**GIVEN INFORMATION**
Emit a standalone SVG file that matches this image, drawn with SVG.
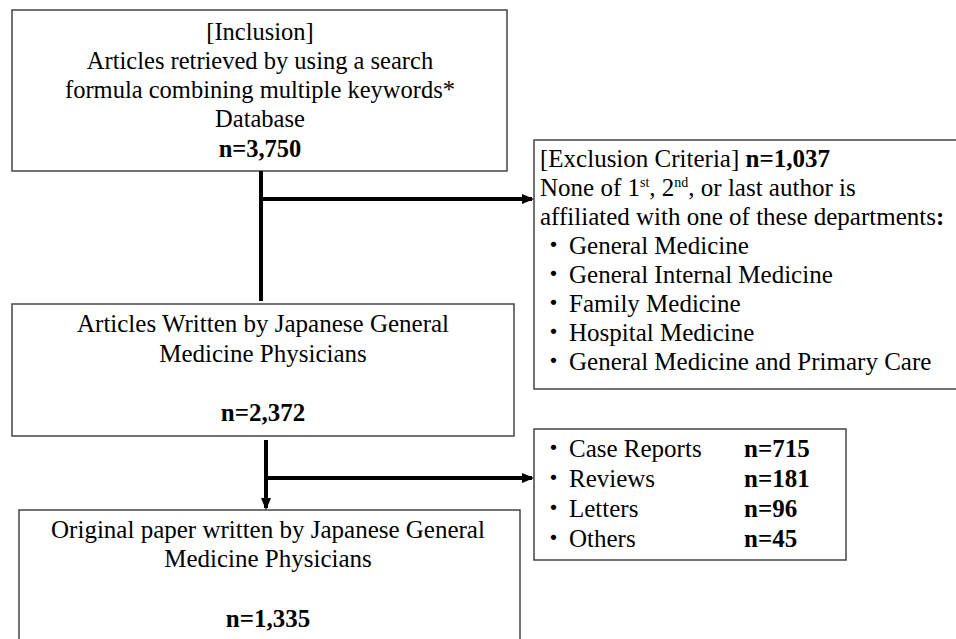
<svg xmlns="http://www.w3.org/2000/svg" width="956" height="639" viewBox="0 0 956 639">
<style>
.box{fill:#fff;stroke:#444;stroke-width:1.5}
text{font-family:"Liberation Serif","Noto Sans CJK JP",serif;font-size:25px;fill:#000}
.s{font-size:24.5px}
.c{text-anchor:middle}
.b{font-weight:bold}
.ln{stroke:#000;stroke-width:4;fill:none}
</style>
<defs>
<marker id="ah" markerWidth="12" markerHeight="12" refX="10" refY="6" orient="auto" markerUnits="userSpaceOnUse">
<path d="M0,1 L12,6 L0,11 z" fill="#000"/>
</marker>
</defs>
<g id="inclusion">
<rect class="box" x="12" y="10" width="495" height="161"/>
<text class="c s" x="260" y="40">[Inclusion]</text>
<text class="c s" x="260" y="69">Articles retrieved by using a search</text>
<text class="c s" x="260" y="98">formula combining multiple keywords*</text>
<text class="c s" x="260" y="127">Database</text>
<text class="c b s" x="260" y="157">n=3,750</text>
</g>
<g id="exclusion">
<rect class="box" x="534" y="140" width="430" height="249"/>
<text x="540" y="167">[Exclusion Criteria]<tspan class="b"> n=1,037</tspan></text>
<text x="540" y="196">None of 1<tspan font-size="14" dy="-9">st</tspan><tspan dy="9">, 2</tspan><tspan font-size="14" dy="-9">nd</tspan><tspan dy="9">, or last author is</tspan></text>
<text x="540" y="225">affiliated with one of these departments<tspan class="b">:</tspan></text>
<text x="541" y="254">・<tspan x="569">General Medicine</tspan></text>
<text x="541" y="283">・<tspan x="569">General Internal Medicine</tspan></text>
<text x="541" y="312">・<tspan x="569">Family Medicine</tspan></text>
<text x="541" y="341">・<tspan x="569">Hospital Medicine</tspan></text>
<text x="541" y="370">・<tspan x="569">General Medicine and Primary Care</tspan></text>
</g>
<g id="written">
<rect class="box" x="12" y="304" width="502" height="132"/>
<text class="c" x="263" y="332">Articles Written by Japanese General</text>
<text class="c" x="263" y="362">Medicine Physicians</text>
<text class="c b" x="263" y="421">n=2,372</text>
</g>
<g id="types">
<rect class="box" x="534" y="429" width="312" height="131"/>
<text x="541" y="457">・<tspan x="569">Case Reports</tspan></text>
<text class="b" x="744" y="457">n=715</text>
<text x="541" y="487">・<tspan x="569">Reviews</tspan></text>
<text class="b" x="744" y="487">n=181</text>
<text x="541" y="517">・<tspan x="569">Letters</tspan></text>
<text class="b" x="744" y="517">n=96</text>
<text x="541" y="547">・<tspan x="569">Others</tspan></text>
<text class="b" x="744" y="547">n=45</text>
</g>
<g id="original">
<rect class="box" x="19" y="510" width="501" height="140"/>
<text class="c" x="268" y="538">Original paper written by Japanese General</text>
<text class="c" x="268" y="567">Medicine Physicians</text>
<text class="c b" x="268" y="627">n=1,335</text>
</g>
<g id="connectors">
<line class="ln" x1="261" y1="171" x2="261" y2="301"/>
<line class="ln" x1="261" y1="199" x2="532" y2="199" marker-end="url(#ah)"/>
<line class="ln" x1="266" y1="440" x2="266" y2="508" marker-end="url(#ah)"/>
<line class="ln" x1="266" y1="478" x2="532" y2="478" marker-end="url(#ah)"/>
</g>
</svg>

**WHAT IS EXPECTED**
Repeat the material above in full and exactly, omitting the pictures.

**ANSWER BELOW**
Emit a standalone SVG file that matches this image, drawn with SVG.
<svg xmlns="http://www.w3.org/2000/svg" width="956" height="639" viewBox="0 0 956 639">
<style>
.box{fill:#fff;stroke:#444;stroke-width:1.5}
text{font-family:"Liberation Serif","Noto Sans CJK JP",serif;font-size:25px;fill:#000}
.s{font-size:24.5px}
.c{text-anchor:middle}
.b{font-weight:bold}
.ln{stroke:#000;stroke-width:4;fill:none}
</style>
<defs>
<marker id="ah" markerWidth="12" markerHeight="12" refX="10" refY="6" orient="auto" markerUnits="userSpaceOnUse">
<path d="M0,1 L12,6 L0,11 z" fill="#000"/>
</marker>
</defs>
<g id="inclusion">
<rect class="box" x="12" y="10" width="495" height="161"/>
<text class="c s" x="260" y="40">[Inclusion]</text>
<text class="c s" x="260" y="69">Articles retrieved by using a search</text>
<text class="c s" x="260" y="98">formula combining multiple keywords*</text>
<text class="c s" x="260" y="127">Database</text>
<text class="c b s" x="260" y="157">n=3,750</text>
</g>
<g id="exclusion">
<rect class="box" x="534" y="140" width="430" height="249"/>
<text x="540" y="167">[Exclusion Criteria]<tspan class="b"> n=1,037</tspan></text>
<text x="540" y="196">None of 1<tspan font-size="14" dy="-9">st</tspan><tspan dy="9">, 2</tspan><tspan font-size="14" dy="-9">nd</tspan><tspan dy="9">, or last author is</tspan></text>
<text x="540" y="225">affiliated with one of these departments<tspan class="b">:</tspan></text>
<text x="541" y="254">・<tspan x="569">General Medicine</tspan></text>
<text x="541" y="283">・<tspan x="569">General Internal Medicine</tspan></text>
<text x="541" y="312">・<tspan x="569">Family Medicine</tspan></text>
<text x="541" y="341">・<tspan x="569">Hospital Medicine</tspan></text>
<text x="541" y="370">・<tspan x="569">General Medicine and Primary Care</tspan></text>
</g>
<g id="written">
<rect class="box" x="12" y="304" width="502" height="132"/>
<text class="c" x="263" y="332">Articles Written by Japanese General</text>
<text class="c" x="263" y="362">Medicine Physicians</text>
<text class="c b" x="263" y="421">n=2,372</text>
</g>
<g id="types">
<rect class="box" x="534" y="429" width="312" height="131"/>
<text x="541" y="457">・<tspan x="569">Case Reports</tspan></text>
<text class="b" x="744" y="457">n=715</text>
<text x="541" y="487">・<tspan x="569">Reviews</tspan></text>
<text class="b" x="744" y="487">n=181</text>
<text x="541" y="517">・<tspan x="569">Letters</tspan></text>
<text class="b" x="744" y="517">n=96</text>
<text x="541" y="547">・<tspan x="569">Others</tspan></text>
<text class="b" x="744" y="547">n=45</text>
</g>
<g id="original">
<rect class="box" x="19" y="510" width="501" height="140"/>
<text class="c" x="268" y="538">Original paper written by Japanese General</text>
<text class="c" x="268" y="567">Medicine Physicians</text>
<text class="c b" x="268" y="627">n=1,335</text>
</g>
<g id="connectors">
<line class="ln" x1="261" y1="171" x2="261" y2="301"/>
<line class="ln" x1="261" y1="199" x2="532" y2="199" marker-end="url(#ah)"/>
<line class="ln" x1="266" y1="440" x2="266" y2="508" marker-end="url(#ah)"/>
<line class="ln" x1="266" y1="478" x2="532" y2="478" marker-end="url(#ah)"/>
</g>
</svg>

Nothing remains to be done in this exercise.